TL;DR: We want to predict CLIP's zero-shot ability by only seeing its text embedding space. We made two hypotheses:
- CLIP’s zero-shot ability is related to its understanding of ornithological domain knowledge, such that the text embedding of a simple prompt (e.g., "a photo of a Heermann Gull") aligns closely with a detailed descriptive prompt of the same bird. (This hypothesis was not supported by our findings)
- CLIP’s zero-shot ability is related to how well it separates one class's text embedding from the nearest text embedding of a different class. (This hypothesis showed moderate support)
Hypothesis 1:
Motivation
How would a bird expert tell the difference between a California gull and a Heermann's Gull?
A California Gull has a yellow bill with a black ring and red spot, gray back and wings with white underparts, and yellow legs, whereas a Heermann's Gull has a bright red bill with a black tip, dark gray body, and black legs.
Experts utilize domain knowledge/unique appearance characteristics to classify species.
Thus, we hypothesize that, if the multimodal training of CLIP makes CLIP understand the same domain knowledge of experts, the text embedding of "a photo of a Heermann Gull" (let's denote it asplain_prompt(Heermann Gull)) shall be close (and vice versa) to the text embedding of "a photo of a bird with Gray body and wings, white head during breeding season plumage, Bright red with black tip bill, Black legs, Medium size. Note that it has a Bright red bill with a black tip, gray body, wings, and white head during the breeding season." (let's denote it as descriptive_prompt(Heermann Gull)).
For example, the cosine similarity between the two prompts of the Chuck-will's-widow is 0.44 (lowest value across the CUB dataset), and the zero-shot accuracy on this species is precisely 0.
Then, we can formulate our hypothesis as follows
We tested our hypothesis in the CUB dataset.

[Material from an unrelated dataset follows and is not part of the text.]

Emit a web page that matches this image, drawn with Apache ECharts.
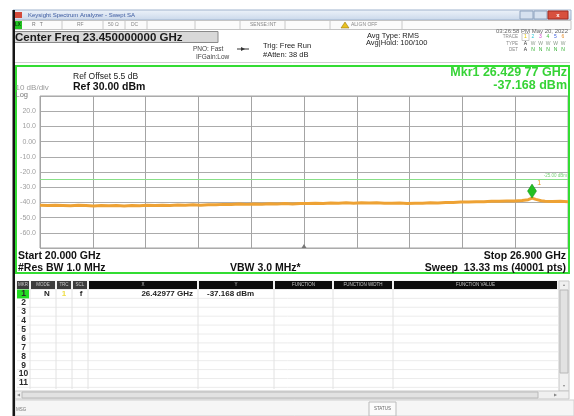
<!DOCTYPE html>
<html>
<head>
<meta charset="utf-8">
<script src="https://cdn.jsdelivr.net/npm/echarts@6/dist/echarts.min.js"></script>
<style>
  html, body { margin: 0; padding: 0; background: #fff; }
  #chart { width: 574px; height: 416px; }
</style>
</head>
<body>
<div id="chart"></div>
<script>
// trace (GHz / dBm)
const freqGHz = [
  20.0, 20.1, 20.2, 20.3, 20.4, 20.5, 20.6, 20.7, 20.8, 20.9,
  21.0, 21.1, 21.2, 21.3, 21.4, 21.5, 21.6, 21.7, 21.8, 21.9,
  22.0, 22.1, 22.2, 22.3, 22.4, 22.5, 22.6, 22.7, 22.8, 22.9,
  23.0, 23.1, 23.2, 23.3, 23.4, 23.5, 23.6, 23.7, 23.8, 23.9,
  24.0, 24.1, 24.2, 24.3, 24.4, 24.5, 24.6, 24.7, 24.8, 24.9,
  25.0, 25.1, 25.2, 25.3, 25.4, 25.5, 25.6, 25.7, 25.8, 25.9,
  26.0, 26.1, 26.2, 26.3, 26.38, 26.43, 26.48, 26.55, 26.6, 26.7,
  26.8, 26.9
];
const levelDbm = [
  -41.9, -42.1, -41.8, -42.0, -42.2, -41.9, -42.1, -42.3, -42.0, -42.2,
  -42.1, -42.3, -42.0, -42.2, -41.9, -42.1, -41.8, -42.0, -41.7, -41.9,
  -41.6, -41.8, -41.5, -41.6, -41.3, -41.4, -41.1, -41.3, -41.0, -41.2,
  -40.9, -41.1, -40.8, -41.0, -40.7, -40.8, -40.5, -40.7, -40.4, -40.6,
  -40.3, -40.5, -40.2, -40.4, -40.3, -40.5, -40.6, -40.4, -40.7, -40.5,
  -40.6, -40.3, -40.4, -40.1, -40.0, -39.8, -39.7, -39.5, -39.6, -39.3,
  -39.2, -39.0, -39.1, -38.8, -38.2, -37.17, -38.0, -38.9, -39.2, -39.4,
  -39.3, -39.5
];
const yTicks = [30, 20, 10, 0, -10, -20, -30, -40, -50, -60, -70];
const yTickLabels = ['', '20.0', '10.0', '0.00', '-10.0', '-20.0', '-30.0', '-40.0', '-50.0', '-60.0', ''];
const startGHz = 20.0;
const stopGHz = 26.9;
const centerGHz = 23.45;
const displayLine = -25;
const mkrFreq = 26.42977;
const mkrLevel = -37.168;
const markerRows = ['1', '2', '3', '4', '5', '6', '7', '8', '9', '10', '11'];

const FONT = '"Liberation Sans", Arial, sans-serif';
const chart = echarts.init(document.getElementById('chart'));

function T(x, y, s, size, o) {
  o = o || {};
  return {
    type: 'text', z: 100, silent: true,
    style: {
      x: x, y: y, text: s,
      font: (o.bold ? 'bold ' : '') + size + 'px ' + FONT,
      fill: o.color || '#111',
      textAlign: o.align || 'left',
      textVerticalAlign: 'middle'
    }
  };
}
function R(x, y, w, h, fill, stroke, lw, z) {
  return {
    type: 'rect', z: z == null ? 50 : z, silent: true,
    shape: { x: x, y: y, width: w, height: h },
    style: { fill: fill || null, stroke: stroke || null, lineWidth: lw || 1 }
  };
}
function L(x1, y1, x2, y2, c, w, z) {
  return {
    type: 'line', z: z == null ? 60 : z, silent: true,
    shape: { x1: x1, y1: y1, x2: x2, y2: y2 },
    style: { stroke: c, lineWidth: w || 1 }
  };
}

const els = [];
// window title bar
els.push(R(13, 10, 558, 10, new echarts.graphic.LinearGradient(0, 0, 0, 1, [
  { offset: 0, color: '#eef3fa' }, { offset: 1, color: '#c9d7ea' }]), '#9fb2cc'));
els.push(R(15, 12, 7, 6, '#d24a3a'));
els.push(T(28, 15, 'Keysight Spectrum Analyzer - Swept SA', 6, { color: '#3c5aa0' }));
els.push(R(520, 11, 13, 8, '#d6e1ef', '#8ea3bf'));
els.push(R(534, 11, 13, 8, '#d6e1ef', '#8ea3bf'));
els.push(R(548, 11, 20, 8, '#d8503e', '#a02a20'));
els.push(T(558, 15, 'x', 6, { color: '#fff', align: 'center', bold: true }));

// status strip
els.push(R(13, 20.5, 558, 9, '#fbfbfb', '#c4c4c4'));
els.push(R(14, 21, 8, 8, '#22c422'));
els.push(T(15, 25, 'LX', 4.5, { color: '#0a3a0a', bold: true }));
[62, 103, 125, 147, 195, 240, 285, 330, 402].forEach(x => els.push(L(x, 21, x, 29, '#c8c8c8')));
els.push(T(32, 25, 'R   T', 5, { color: '#777' }));
els.push(T(77, 25, 'RF', 5, { color: '#888' }));
els.push(T(108, 25, '50 Ω', 5, { color: '#888' }));
els.push(T(131, 25, 'DC', 5, { color: '#888' }));
els.push(T(250, 25, 'SENSE:INT', 5, { color: '#888' }));
els.push({ type: 'polygon', z: 80, silent: true, shape: { points: [[345, 22], [349, 28], [341, 28]] }, style: { fill: '#e8c020', stroke: '#8a6a00', lineWidth: 0.5 } });
els.push(T(351, 25, 'ALIGN OFF', 5, { color: '#888' }));
els.push(T(568, 31, '03:26:58 PM May 20, 2022', 6, { color: '#666', align: 'right' }));

// center freq box
els.push(R(13.5, 31.5, 204.5, 11, '#d8d8d8', '#8a8a8a'));
els.push(T(15, 37.5, 'Center Freq 23.450000000 GHz', 11.5, { bold: true, color: '#1a1a1a' }));

// settings block
els.push(T(193, 49, 'PNO: Fast', 6.5, { color: '#444' }));
els.push(T(196, 57, 'IFGain:Low', 6.5, { color: '#444' }));
els.push(L(237, 49, 249, 49, '#333', 1));
els.push({ type: 'polygon', z: 80, silent: true, shape: { points: [[241, 47], [245, 49], [241, 51]] }, style: { fill: '#333' } });
els.push(T(263, 46, 'Trig: Free Run', 7.5, { color: '#222' }));
els.push(T(263, 55, '#Atten: 38 dB', 7.5, { color: '#222' }));
els.push(T(367, 36, 'Avg Type: RMS', 7.5, { color: '#222' }));
els.push(T(366, 43, 'Avg|Hold: 100/100', 7.5, { color: '#222' }));
els.push(T(518, 37, 'TRACE', 4.5, { color: '#888', align: 'right' }));
els.push(T(518, 43.5, 'TYPE', 4.5, { color: '#888', align: 'right' }));
els.push(T(518, 50, 'DET', 4.5, { color: '#888', align: 'right' }));
const trcColors = ['#e8c800', '#30c8d8', '#d040c8', '#40c040', '#4060e0', '#e89030'];
els.push(R(522, 33.5, 7, 7, null, '#aaa', 0.6));
trcColors.forEach((c, i) => {
  els.push(T(525.5 + i * 7.5, 37, String(i + 1), 5, { color: c, align: 'center' }));
  els.push(T(525.5 + i * 7.5, 43.5, i === 0 ? 'A' : 'W', 5, { color: i === 0 ? '#333' : '#8a9a8a', align: 'center' }));
  els.push(T(525.5 + i * 7.5, 50, i === 0 ? 'A' : 'N', 5, { color: i === 0 ? '#333' : '#30b030', align: 'center' }));
});
els.push(L(15, 62.5, 570, 62.5, '#d0d0d0', 1));

// left window edge
els.push(R(12.5, 10, 2.5, 406, '#151515', null, 1, 90));

// graticule frame + annotations
els.push(R(16, 66, 553, 207, null, '#33dd33', 2, 95));
els.push(T(73, 77, 'Ref Offset 5.5 dB', 8.5, { color: '#222' }));
els.push(T(73, 87, 'Ref 30.00 dBm', 10.5, { bold: true, color: '#111' }));
els.push(T(15.5, 88, '10 dB/div', 8, { color: '#9a9a9a' }));
els.push(T(15.5, 95, 'Log', 7.5, { color: '#777' }));
els.push(T(567, 73, 'Mkr1 26.429 77 GHz', 12.5, { bold: true, color: '#36d336', align: 'right' }));
els.push(T(567, 85.5, '-37.168 dBm', 12.5, { bold: true, color: '#36d336', align: 'right' }));
els.push(T(18, 256, 'Start 20.000 GHz', 10.5, { bold: true }));
els.push(T(18, 268, '#Res BW 1.0 MHz', 10.5, { bold: true }));
els.push(T(230, 268, 'VBW 3.0 MHz*', 10.5, { bold: true }));
els.push(T(566, 256, 'Stop 26.900 GHz', 10.5, { bold: true, align: 'right' }));
els.push(T(566, 268, 'Sweep  13.33 ms (40001 pts)', 10.5, { bold: true, align: 'right' }));

// marker table
const cols = [[17, 29, 'MKR'], [31, 55, 'MODE'], [57, 71, 'TRC'], [73, 87, 'SCL'], [89, 197, 'X'], [199, 273, 'Y'],
  [275, 332, 'FUNCTION'], [334, 392, 'FUNCTION WIDTH'], [394, 557, 'FUNCTION VALUE']];
els.push(R(15, 280.5, 545, 9, '#f2f2f2'));
cols.forEach((c, i) => {
  els.push(R(c[0], 281, c[1] - c[0], 8, i < 4 ? '#3c3c3c' : '#0c0c0c', null, 1, 55));
  els.push(T((c[0] + c[1]) / 2, 285, c[2], 4.5, { color: '#c8c8c8', align: 'center' }));
});
const rowH = 8.9;
for (let k = 0; k <= markerRows.length; k++) {
  els.push(L(17, 289.5 + k * rowH, 558, 289.5 + k * rowH, '#ececec', 1, 52));
}
[30, 56, 72, 88, 198, 274, 333, 393].forEach(x => els.push(L(x, 289.5, x, 389, '#e2e2e2', 1, 52)));
els.push(R(17, 289.5, 12, rowH, '#22dd22', null, 1, 56));
markerRows.forEach((r, k) => {
  els.push(T(23.5, 294 + k * rowH, r, 8.5, { bold: true, color: '#2a2a2a', align: 'center' }));
});
els.push(T(47, 294, 'N', 8, { bold: true, color: '#222', align: 'center' }));
els.push(T(64, 294, '1', 8, { bold: true, color: '#eedd44', align: 'center' }));
els.push(T(81, 294, 'f', 8, { bold: true, color: '#222', align: 'center' }));
els.push(T(193, 294, '26.42977 GHz', 8, { bold: true, color: '#222', align: 'right' }));
els.push(T(207, 294, '-37.168 dBm', 8, { bold: true, color: '#222' }));
// scroll bars
els.push(R(559, 281, 10, 110, '#f0f0f0', '#c8c8c8'));
els.push(R(560, 290, 8, 83, '#e2e2e2', '#b8b8b8'));
els.push(T(564, 285, '▲', 3.5, { color: '#888', align: 'center' }));
els.push(T(564, 386, '▼', 3.5, { color: '#888', align: 'center' }));
els.push(R(15, 391, 554, 8, '#f0f0f0', '#c8c8c8'));
els.push(R(22, 392, 516, 6, '#e2e2e2', '#b8b8b8'));
els.push(T(18, 395, '◀', 3.5, { color: '#888', align: 'center' }));
els.push(T(555, 395, '▶', 3.5, { color: '#888', align: 'center' }));
// message bar
els.push(R(15, 400, 559, 16, '#f6f6f6', '#d0d0d0'));
els.push(T(16, 410, 'MSG', 4.5, { color: '#777' }));
els.push(R(369, 402, 27, 14, '#fbfbfb', '#bbbbbb'));
els.push(T(382.5, 409, 'STATUS', 4.5, { color: '#666', align: 'center' }));

const option = {
  animation: false,
  backgroundColor: '#fff',
  graphic: { elements: els },
  grid: {
    left: 40, top: 96, width: 528, height: 152,
    show: true, backgroundColor: '#fff', borderColor: '#a4a4a4', borderWidth: 1
  },
  xAxis: [
    {
      type: 'value', min: 0, max: 10, interval: 1,
      axisLine: { show: false }, axisTick: { show: false }, axisLabel: { show: false },
      splitLine: { show: true, lineStyle: { color: '#a4a4a4', width: 1 } }
    },
    { type: 'value', min: startGHz, max: stopGHz, show: false, splitLine: { show: false } }
  ],
  yAxis: {
    type: 'value', min: yTicks[yTicks.length - 1], max: yTicks[0], interval: 10,
    axisLine: { show: false }, axisTick: { show: false },
    axisLabel: {
      color: '#a0a0a0', fontSize: 7, fontFamily: FONT, margin: 4,
      formatter: v => yTickLabels[yTicks.indexOf(v)] || ''
    },
    splitLine: { lineStyle: { color: '#ababab', width: 1 } }
  },
  series: [{
    type: 'line', xAxisIndex: 1, yAxisIndex: 0,
    data: freqGHz.map((f, i) => [f, levelDbm[i]]),
    symbol: 'none', showSymbol: false, smooth: false,
    lineStyle: { color: '#eea234', width: 3 },
    markLine: {
      silent: true, symbol: 'none', animation: false,
      lineStyle: { color: '#88e088', width: 1, type: 'solid' },
      label: { show: true, position: 'insideEndTop', formatter: '-25.00 dBm', color: '#7ad07a', fontSize: 4.5, distance: 1 },
      data: [{ yAxis: displayLine }]
    },
    markPoint: {
      silent: true, animation: false,
      data: [
        {
          coord: [mkrFreq, mkrLevel], symbol: 'diamond', symbolSize: [9, 14], symbolOffset: [0, -7],
          itemStyle: { color: '#22c022', borderColor: '#138a13', borderWidth: 0.5 },
          label: { show: true, formatter: '1', color: '#e89a20', fontSize: 7, position: [10, -4] }
        },
        {
          coord: [centerGHz, yTicks[yTicks.length - 1]], symbol: 'triangle', symbolSize: [5, 4], symbolOffset: [0, -2],
          itemStyle: { color: '#777' }, label: { show: false }
        }
      ]
    }
  }]
};
chart.setOption(option);
</script>
</body>
</html>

Qualitative and Quantitative Results
The cosine similarity between "a photo of Yellow breasted Chat" and "a photo of a bird with Olive green back, bright yellow breast plumage" is 0.82, which is the highest value across the whole CUB dataset. However, the zero-shot accuracy on this species is 10% (average accuracy is 51%)
We got the Pearson correlation coefficient and the Spearman correlation coefficient between accuracy and the text embedding similarity as follows:
- Pearson correlation coefficient = -0.14, p-value: 0.05
- Spearman correlation coefficient = -0.14 p-value: 0.05
The coefficients suggest a very weak linear correlation.
We also make a line plot of accuracy vs. text embedding similarity, which shows no meaningful trends (maybe we can say the zero-shot accuracy tends to zero if the text embedding similarity score is lower than 0.50):
Thus, we conclude that the hypothesis is not supported.
I think there are possibly two reasons:
- The lack of correlation might be due to the nature of CLIP's training data, where captions are often not descriptive
- CLIP does not utilize domain knowledge in the same way humans do
Hypothesis 2
Motivation
We examine the species with nearly zero CLIP accuracy:
We can see that they are close in appearance. Therefore, we wonder if their text embeddings are close as well.
More formally, we want to examine the cosine similarity between one species' text embedding and its nearest text embedding to see if CLIP's inability to distinguish them at the semantic level possibly causes the classification to fail.
Qualitative and Quantitative Results
We also got the Pearson correlation coefficient and the Spearman correlation coefficient:
- Pearson correlation coefficient = -0.43 p-value: 1.3581472478043406e-10
- Spearman correlation coefficient = -0.43 p-value: 1.3317673165555703e-10
which suggests a significant but moderate negative correlation.
And a very noisy plot ......
Wait, what if we smooth the line plot by averaging every 20 points to 1 point:
The trend looks clearer, although there is still an "outlier."
In conclusion, I think we can't determine whether CLIP's zero-shot without giving the information/context of other classes. For example, CLIP completely failed to classify a California gull vs. a Heermann's Gull, while it perfectly solves the problem of, e.g., a banana vs. a Heermann's Gull.
Next step, I want to investigate:
- Are there some special local geometry properties that are related to the zero-shot ability?
- When and why does CLIP's zero-shot prediction fail? Is it because the image encoder misses the detailed high-resolution features, or is it because the text encoder fails to encode the most "unique" semantic information. Or maybe it is just because we need a larger model to align the image embedding space and the text embedding space.